Auna settimana dall’entrata in carica del governo di Giorgia Meloni, una sola cosa si può dire con certezza: niente di ciò che lei o i suoi ministri hanno detto o annunciato di fare era inatteso. Non lo era la svolta sulle misure anti-pandemiche del ministero della Salute, né la retorica del «merito» introdotta fin nel nome del nuovo ministero dell’Istruzione; non lo era la durezza delle posizioni anti Ong del ministro Piantedosi, né la stretta sui rave party.

COERENTI

Avevamo visto i rappresentanti della destra nelle piazze “no mask” e “no green pass”, mentre gridavano alla «dittatura sanitaria». Li avevamo sentiti invocare il «blocco navale» contro i migranti, in difesa della «patria», e politiche law and order contro le «devianze». L’enfasi sulla «libertà» di emergere in base al «merito», in opposizione allo sforzo per ridurre le disuguaglianze, era una parola d’ordine del «programma conservatore» di Meloni, con la sua saldatura tra tradizionalismo, liberismo e individualismo proprietario.

Il nuovo governo muove i suoi primi passi in piena coerenza con un’identità costruita e difesa negli anni.
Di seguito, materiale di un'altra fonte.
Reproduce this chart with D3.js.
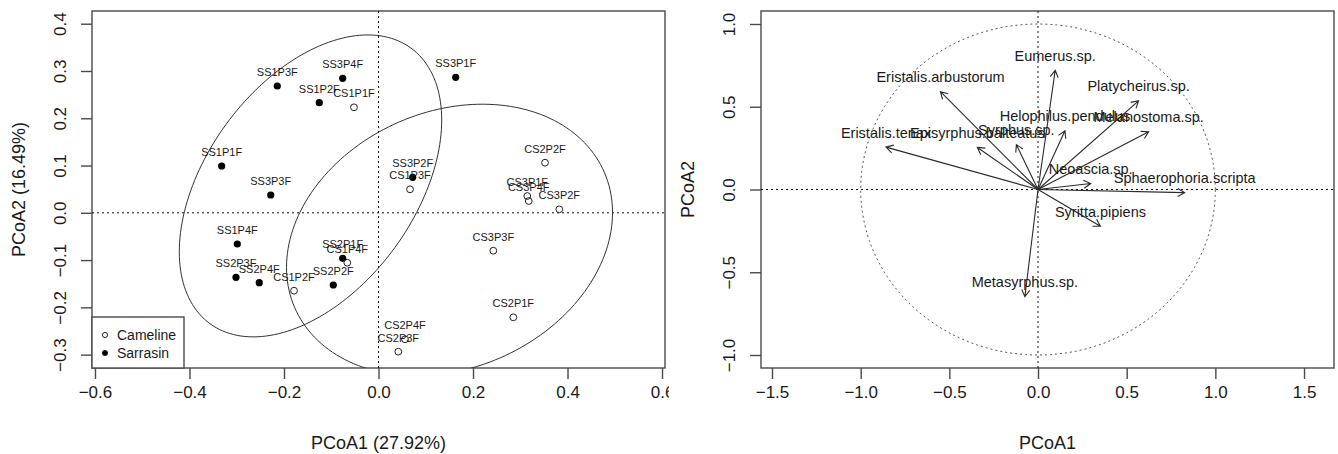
<!DOCTYPE html>
<html>
<head>
<meta charset="utf-8">
<script src="https://cdn.jsdelivr.net/npm/d3@7"></script>
<style>
  html, body { margin: 0; padding: 0; background: #fff; }
  svg text { font-family: "Liberation Sans", Arial, sans-serif; fill: #1a1a1a; }
</style>
</head>
<body>
<svg id="fig" width="1338" height="454"></svg>
<script>
// ---- Sample scores on the first two PCoA axes ----
const sampleNames = ["SS1P1F","SS1P2F","SS1P3F","SS1P4F","SS2P1F","SS2P2F","SS2P3F","SS2P4F",
                     "SS3P1F","SS3P2F","SS3P3F","SS3P4F",
                     "CS1P1F","CS1P2F","CS1P3F","CS1P4F","CS2P1F","CS2P2F","CS2P3F","CS2P4F",
                     "CS3P1F","CS3P2F","CS3P3F","CS3P4F"];
const pcoa1 = [-0.3319,-0.1253,-0.2142,-0.2988,-0.0758,-0.0957,-0.3016,-0.2523,
               0.1634,0.0724,-0.2281,-0.0758,
               -0.0519,-0.1788,0.0667,-0.0660,0.2853,0.3524,0.0419,0.0561,
               0.3149,0.3826,0.2430,0.3179];
const pcoa2 = [0.0990,0.2329,0.2682,-0.0660,-0.0963,-0.1527,-0.1364,-0.1479,
               0.2866,0.0751,0.0377,0.2845,
               0.2232,-0.1648,0.0497,-0.1056,-0.2211,0.1060,-0.2938,-0.2676,
               0.0355,0.0074,-0.0802,0.0250];
const cropGroup = ["Sarrasin","Sarrasin","Sarrasin","Sarrasin","Sarrasin","Sarrasin","Sarrasin","Sarrasin",
                   "Sarrasin","Sarrasin","Sarrasin","Sarrasin",
                   "Cameline","Cameline","Cameline","Cameline","Cameline","Cameline","Cameline","Cameline",
                   "Cameline","Cameline","Cameline","Cameline"];
const legendGroups = ["Cameline","Sarrasin"];

// ---- Group ellipses (centre and covariance shape) ----
const ellipseGroup = ["Sarrasin","Cameline"];
const ellipseCx  = [-0.1439, 0.1503];
const ellipseCy  = [0.0569, -0.0575];
const ellipseSxx = [0.0771, 0.1190];
const ellipseSyy = [0.1020, 0.0825];
const ellipseSxy = [0.0387, 0.0200];

// ---- Species vectors (envfit) ----
const species = ["Eumerus.sp.","Eristalis.arbustorum","Platycheirus.sp.","Melanostoma.sp.",
                 "Helophilus.pendulus","Syrphus.sp.","Episyrphus.balteatus","Eristalis.tenax",
                 "Neoascia.sp.","Sphaerophoria.scripta","Syritta.pipiens","Metasyrphus.sp."];
const vecX = [0.097,-0.550,0.567,0.624,0.152,-0.122,-0.342,-0.857,0.297,0.827,0.352,-0.074];
const vecY = [0.720,0.591,0.536,0.349,0.355,0.271,0.254,0.256,0.036,-0.019,-0.222,-0.648];

// ---- Axis ticks ----
const leftXTicks  = [-0.6,-0.4,-0.2,0.0,0.2,0.4,0.6];
const leftYTicks  = [-0.3,-0.2,-0.1,0.0,0.1,0.2,0.3,0.4];
const rightXTicks = [-1.5,-1.0,-0.5,0.0,0.5,1.0,1.5];
const rightYTicks = [-1.0,-0.5,0.0,0.5,1.0];

const svg = d3.select("#fig");
const boxColor = "#4a4a4a";
const fmt = d3.format(".1f");

function drawFrame(g, x, y, xTicks, yTicks, box, xTitle, yTitle) {
  // box
  g.append("rect").attr("x", box.x0).attr("y", box.y0)
    .attr("width", box.x1 - box.x0).attr("height", box.y1 - box.y0)
    .attr("fill", "none").attr("stroke", boxColor).attr("stroke-width", 1.4);
  // x axis
  const xa = g.append("g").attr("transform", `translate(0,${box.y1})`)
    .call(d3.axisBottom(x).tickValues(xTicks).tickFormat(fmt).tickSize(11).tickSizeOuter(0));
  xa.select(".domain").remove();
  xa.selectAll("line").attr("stroke", boxColor).attr("stroke-width", 1.4);
  xa.selectAll("text").attr("y", 30).attr("dy", null).attr("font-size", 17)
    .style("font-family", "Liberation Sans, Arial, sans-serif").attr("fill", "#1a1a1a");
  // y axis (labels parallel to the axis)
  const ya = g.append("g").attr("transform", `translate(${box.x0},0)`)
    .call(d3.axisLeft(y).tickValues(yTicks).tickFormat(fmt).tickSize(11).tickSizeOuter(0));
  ya.select(".domain").remove();
  ya.selectAll("line").attr("stroke", boxColor).attr("stroke-width", 1.4);
  ya.selectAll("text").attr("x", null).attr("dy", null)
    .attr("text-anchor", "middle").attr("font-size", 17)
    .style("font-family", "Liberation Sans, Arial, sans-serif").attr("fill", "#1a1a1a")
    .attr("transform", "translate(-32,0) rotate(-90) translate(0,6)");
  // titles
  g.append("text").attr("x", (box.x0 + box.x1) / 2).attr("y", 449)
    .attr("text-anchor", "middle").attr("font-size", 18).text(xTitle);
  g.append("text")
    .attr("transform", `translate(${box.x0 - 67},${(box.y0 + box.y1) / 2}) rotate(-90)`)
    .attr("text-anchor", "middle").attr("font-size", 18).text(yTitle);
}

function dottedAxes(g, x, y, box) {
  g.append("line").attr("x1", box.x0).attr("x2", box.x1).attr("y1", y(0)).attr("y2", y(0))
    .attr("stroke", "#111").attr("stroke-width", 1).attr("stroke-dasharray", "2,3");
  g.append("line").attr("x1", x(0)).attr("x2", x(0)).attr("y1", box.y0).attr("y2", box.y1)
    .attr("stroke", "#111").attr("stroke-width", 1).attr("stroke-dasharray", "2,3");
}

// ================= Left panel: PCoA of samples =================
const boxL = {x0: 92, x1: 665, y0: 11, y1: 368};
const xL = d3.scaleLinear().domain([-0.6063, 0.6063]).range([boxL.x0, boxL.x1]);
const yL = d3.scaleLinear().domain([-0.3283, 0.4269]).range([boxL.y1, boxL.y0]);

svg.append("defs").call(d => {
  d.append("clipPath").attr("id", "figL").append("rect")
    .attr("x", 0).attr("y", 0).attr("width", 669).attr("height", 454);
  d.append("clipPath").attr("id", "plotL").append("rect")
    .attr("x", boxL.x0).attr("y", boxL.y0).attr("width", boxL.x1 - boxL.x0).attr("height", boxL.y1 - boxL.y0);
});

const gL = svg.append("g").attr("clip-path", "url(#figL)");
drawFrame(gL, xL, yL, leftXTicks, leftYTicks, boxL, "PCoA1 (27.92%)", "PCoA2 (16.49%)");

const plotL = gL.append("g").attr("clip-path", "url(#plotL)");
dottedAxes(plotL, xL, yL, boxL);

// group ellipses, traced from the Cholesky factor of each shape matrix
const ellipseLine = d3.line().x(d => xL(d[0])).y(d => yL(d[1]));
ellipseGroup.forEach((grp, i) => {
  const l11 = Math.sqrt(ellipseSxx[i]);
  const l21 = ellipseSxy[i] / l11;
  const l22 = Math.sqrt(ellipseSyy[i] - l21 * l21);
  const pts = d3.range(0, 361, 2).map(a => {
    const t = a * Math.PI / 180;
    return [ellipseCx[i] + l11 * Math.cos(t), ellipseCy[i] + l21 * Math.cos(t) + l22 * Math.sin(t)];
  });
  plotL.append("path").attr("d", ellipseLine(pts))
    .attr("fill", "none").attr("stroke", "#333").attr("stroke-width", 1);
});

// points and their labels
const samples = sampleNames.map((n, i) => ({name: n, x: pcoa1[i], y: pcoa2[i], grp: cropGroup[i]}));
plotL.selectAll("circle.pt").data(samples).enter().append("circle")
  .attr("class", "pt")
  .attr("cx", d => xL(d.x)).attr("cy", d => yL(d.y))
  .attr("r", d => d.grp === "Sarrasin" ? 3.6 : 3.4)
  .attr("fill", d => d.grp === "Sarrasin" ? "#000" : "none")
  .attr("stroke", d => d.grp === "Sarrasin" ? "none" : "#222")
  .attr("stroke-width", 1);
plotL.selectAll("text.lab").data(samples).enter().append("text")
  .attr("class", "lab")
  .attr("x", d => xL(d.x)).attr("y", d => yL(d.y) - 10)
  .attr("text-anchor", "middle").attr("font-size", 11).text(d => d.name);

// legend
const leg = gL.append("g");
leg.append("rect").attr("x", boxL.x0).attr("y", 317).attr("width", 92).attr("height", boxL.y1 - 317)
  .attr("fill", "#fff").attr("stroke", boxColor).attr("stroke-width", 1.4);
legendGroups.forEach((grp, i) => {
  const cy = 335 + i * 18;
  leg.append("circle").attr("cx", 105).attr("cy", cy).attr("r", 2.6)
    .attr("fill", grp === "Sarrasin" ? "#000" : "none")
    .attr("stroke", "#222").attr("stroke-width", 1);
  leg.append("text").attr("x", 117).attr("y", cy + 5).attr("font-size", 14).text(grp);
});

// ================= Right panel: species vectors =================
const boxR = {x0: 761, x1: 1334, y0: 11, y1: 368};
const xR = d3.scaleLinear().domain([-1.562, 1.669]).range([boxR.x0, boxR.x1]);
const yR = d3.scaleLinear().domain([-1.0785, 1.0785]).range([boxR.y1, boxR.y0]);

const gR = svg.append("g");
drawFrame(gR, xR, yR, rightXTicks, rightYTicks, boxR, "PCoA1", "PCoA2");
dottedAxes(gR, xR, yR, boxR);

// unit circle
const circ = d3.range(0, 361, 2).map(a => [Math.cos(a * Math.PI / 180), Math.sin(a * Math.PI / 180)]);
gR.append("path")
  .attr("d", d3.line().x(d => xR(d[0])).y(d => yR(d[1]))(circ))
  .attr("fill", "none").attr("stroke", "#555").attr("stroke-width", 1).attr("stroke-dasharray", "2,3");

// arrows from the origin with open heads
const vectors = species.map((s, i) => ({name: s, x: vecX[i], y: vecY[i]}));
const ox = xR(0), oy = yR(0);
vectors.forEach(v => {
  const tx = xR(v.x), ty = yR(v.y);
  const ang = Math.atan2(ty - oy, tx - ox);
  const hl = 8, ha = Math.PI / 6;
  const p1 = [tx - hl * Math.cos(ang - ha), ty - hl * Math.sin(ang - ha)];
  const p2 = [tx - hl * Math.cos(ang + ha), ty - hl * Math.sin(ang + ha)];
  gR.append("path")
    .attr("d", `M${ox},${oy}L${tx},${ty}M${p1[0]},${p1[1]}L${tx},${ty}L${p2[0]},${p2[1]}`)
    .attr("fill", "none").attr("stroke", "#2a2a2a").attr("stroke-width", 1.1);
});
gR.selectAll("text.sp").data(vectors).enter().append("text")
  .attr("class", "sp")
  .attr("x", d => xR(d.x)).attr("y", d => yR(d.y) - 9.5)
  .attr("text-anchor", "middle").attr("font-size", 14.5).text(d => d.name);
</script>
</body>
</html>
Solo un gigantesco abbaglio, dovuto forse al volto femminile e rassicurante della sua leader, può aver portato a credere che la maggioranza più a destra di sempre non avrebbe mostrato, appena insediata, la sua anima da ultrà, specialmente sui temi caratteristici delle “guerre culturali” di questo tempo: genere, migrazioni, valori tradizionali, interpretazioni della libertà (dove l’ultima versione sembra essere la libertà di girare con le tasche piene di contante).

L’OPPOSIZIONE IMPOTENTE

Se però questa offensiva era ben prevedibile, colpisce l’apparente impreparazione delle forze che siedono tra i banchi dell’opposizione, l’impressione di debolezza di gran parte dei loro discorsi.

Le prime fiammate di discussione seguite alle dichiarazioni dei rappresentanti del governo e della maggioranza mostrano non solo il potere incontrastato di agenda setting da parte di Meloni e dei suoi, ma anche l’automatismo di reazioni prevedibili e inefficaci. Inefficaci perché prive di risonanza con il sentire diffuso, a differenza del linguaggio della destra che – non da oggi – rivela una capacità assai superiore di colonizzazione del discorso pubblico.
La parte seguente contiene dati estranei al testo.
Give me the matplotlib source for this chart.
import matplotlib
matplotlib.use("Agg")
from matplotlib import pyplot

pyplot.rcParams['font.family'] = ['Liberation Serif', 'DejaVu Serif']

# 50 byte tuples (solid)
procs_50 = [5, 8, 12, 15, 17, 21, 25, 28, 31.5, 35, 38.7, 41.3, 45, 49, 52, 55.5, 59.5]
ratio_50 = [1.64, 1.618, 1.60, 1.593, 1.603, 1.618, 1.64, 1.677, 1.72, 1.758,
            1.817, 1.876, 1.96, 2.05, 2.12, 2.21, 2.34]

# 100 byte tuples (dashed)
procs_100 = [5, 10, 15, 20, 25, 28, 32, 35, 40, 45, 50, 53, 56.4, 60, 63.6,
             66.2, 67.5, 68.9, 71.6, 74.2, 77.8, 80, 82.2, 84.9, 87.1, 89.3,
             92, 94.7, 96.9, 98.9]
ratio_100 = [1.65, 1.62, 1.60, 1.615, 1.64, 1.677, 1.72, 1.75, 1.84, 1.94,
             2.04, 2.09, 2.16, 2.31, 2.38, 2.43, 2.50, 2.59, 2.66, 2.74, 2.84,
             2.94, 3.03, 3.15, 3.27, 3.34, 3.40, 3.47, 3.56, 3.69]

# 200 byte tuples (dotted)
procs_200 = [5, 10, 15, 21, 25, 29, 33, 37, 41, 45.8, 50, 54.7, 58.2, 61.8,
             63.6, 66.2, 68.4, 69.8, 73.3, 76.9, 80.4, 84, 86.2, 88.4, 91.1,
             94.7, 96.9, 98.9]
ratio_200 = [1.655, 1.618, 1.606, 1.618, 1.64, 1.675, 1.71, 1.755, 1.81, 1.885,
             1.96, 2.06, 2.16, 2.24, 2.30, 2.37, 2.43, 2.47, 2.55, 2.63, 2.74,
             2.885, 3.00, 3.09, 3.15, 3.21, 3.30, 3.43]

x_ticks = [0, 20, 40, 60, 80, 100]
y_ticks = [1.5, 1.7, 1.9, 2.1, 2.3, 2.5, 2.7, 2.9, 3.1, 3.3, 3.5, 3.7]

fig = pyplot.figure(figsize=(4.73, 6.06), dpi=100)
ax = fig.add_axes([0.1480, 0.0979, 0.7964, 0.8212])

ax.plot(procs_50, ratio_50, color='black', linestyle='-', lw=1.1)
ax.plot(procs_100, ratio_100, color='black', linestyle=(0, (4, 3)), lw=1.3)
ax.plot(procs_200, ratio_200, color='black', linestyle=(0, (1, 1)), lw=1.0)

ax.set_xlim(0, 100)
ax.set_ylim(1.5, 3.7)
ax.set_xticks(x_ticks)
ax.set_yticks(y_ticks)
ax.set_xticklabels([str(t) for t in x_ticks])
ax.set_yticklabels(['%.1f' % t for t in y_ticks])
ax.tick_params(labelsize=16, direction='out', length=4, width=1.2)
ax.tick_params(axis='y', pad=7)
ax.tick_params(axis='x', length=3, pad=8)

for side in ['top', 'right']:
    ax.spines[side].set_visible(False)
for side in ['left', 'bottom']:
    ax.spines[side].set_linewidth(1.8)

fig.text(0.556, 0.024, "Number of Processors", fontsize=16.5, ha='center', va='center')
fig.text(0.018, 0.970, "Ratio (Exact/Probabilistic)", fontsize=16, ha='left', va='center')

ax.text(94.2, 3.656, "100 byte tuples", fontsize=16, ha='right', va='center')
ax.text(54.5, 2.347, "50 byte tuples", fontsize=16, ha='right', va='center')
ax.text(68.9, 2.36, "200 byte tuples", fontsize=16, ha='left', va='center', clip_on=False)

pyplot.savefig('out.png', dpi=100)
La retorica della «minorità culturale» di questa parte politica ha indotto troppi a sottostimare l’offensiva ideologica che la maggioranza avrebbe sferrato. Ma la verità è un’altra. Ed è che la destra d’opposizione e di governo ha costruito da tempo i frame dominanti (altro che minoritari) entro cui le questioni più divisive sono inquadrate, dall’«invasione» dei migranti, alla «sicurezza», al «pericolo gender».

La sinistra si inganna se crede di poter contare a lungo sulla superiorità che le deriva dalla presenza nei luoghi della cultura “alta”. È tempo che prenda sul serio la sfida dell’egemonia culturale, e si decida a misurarsi.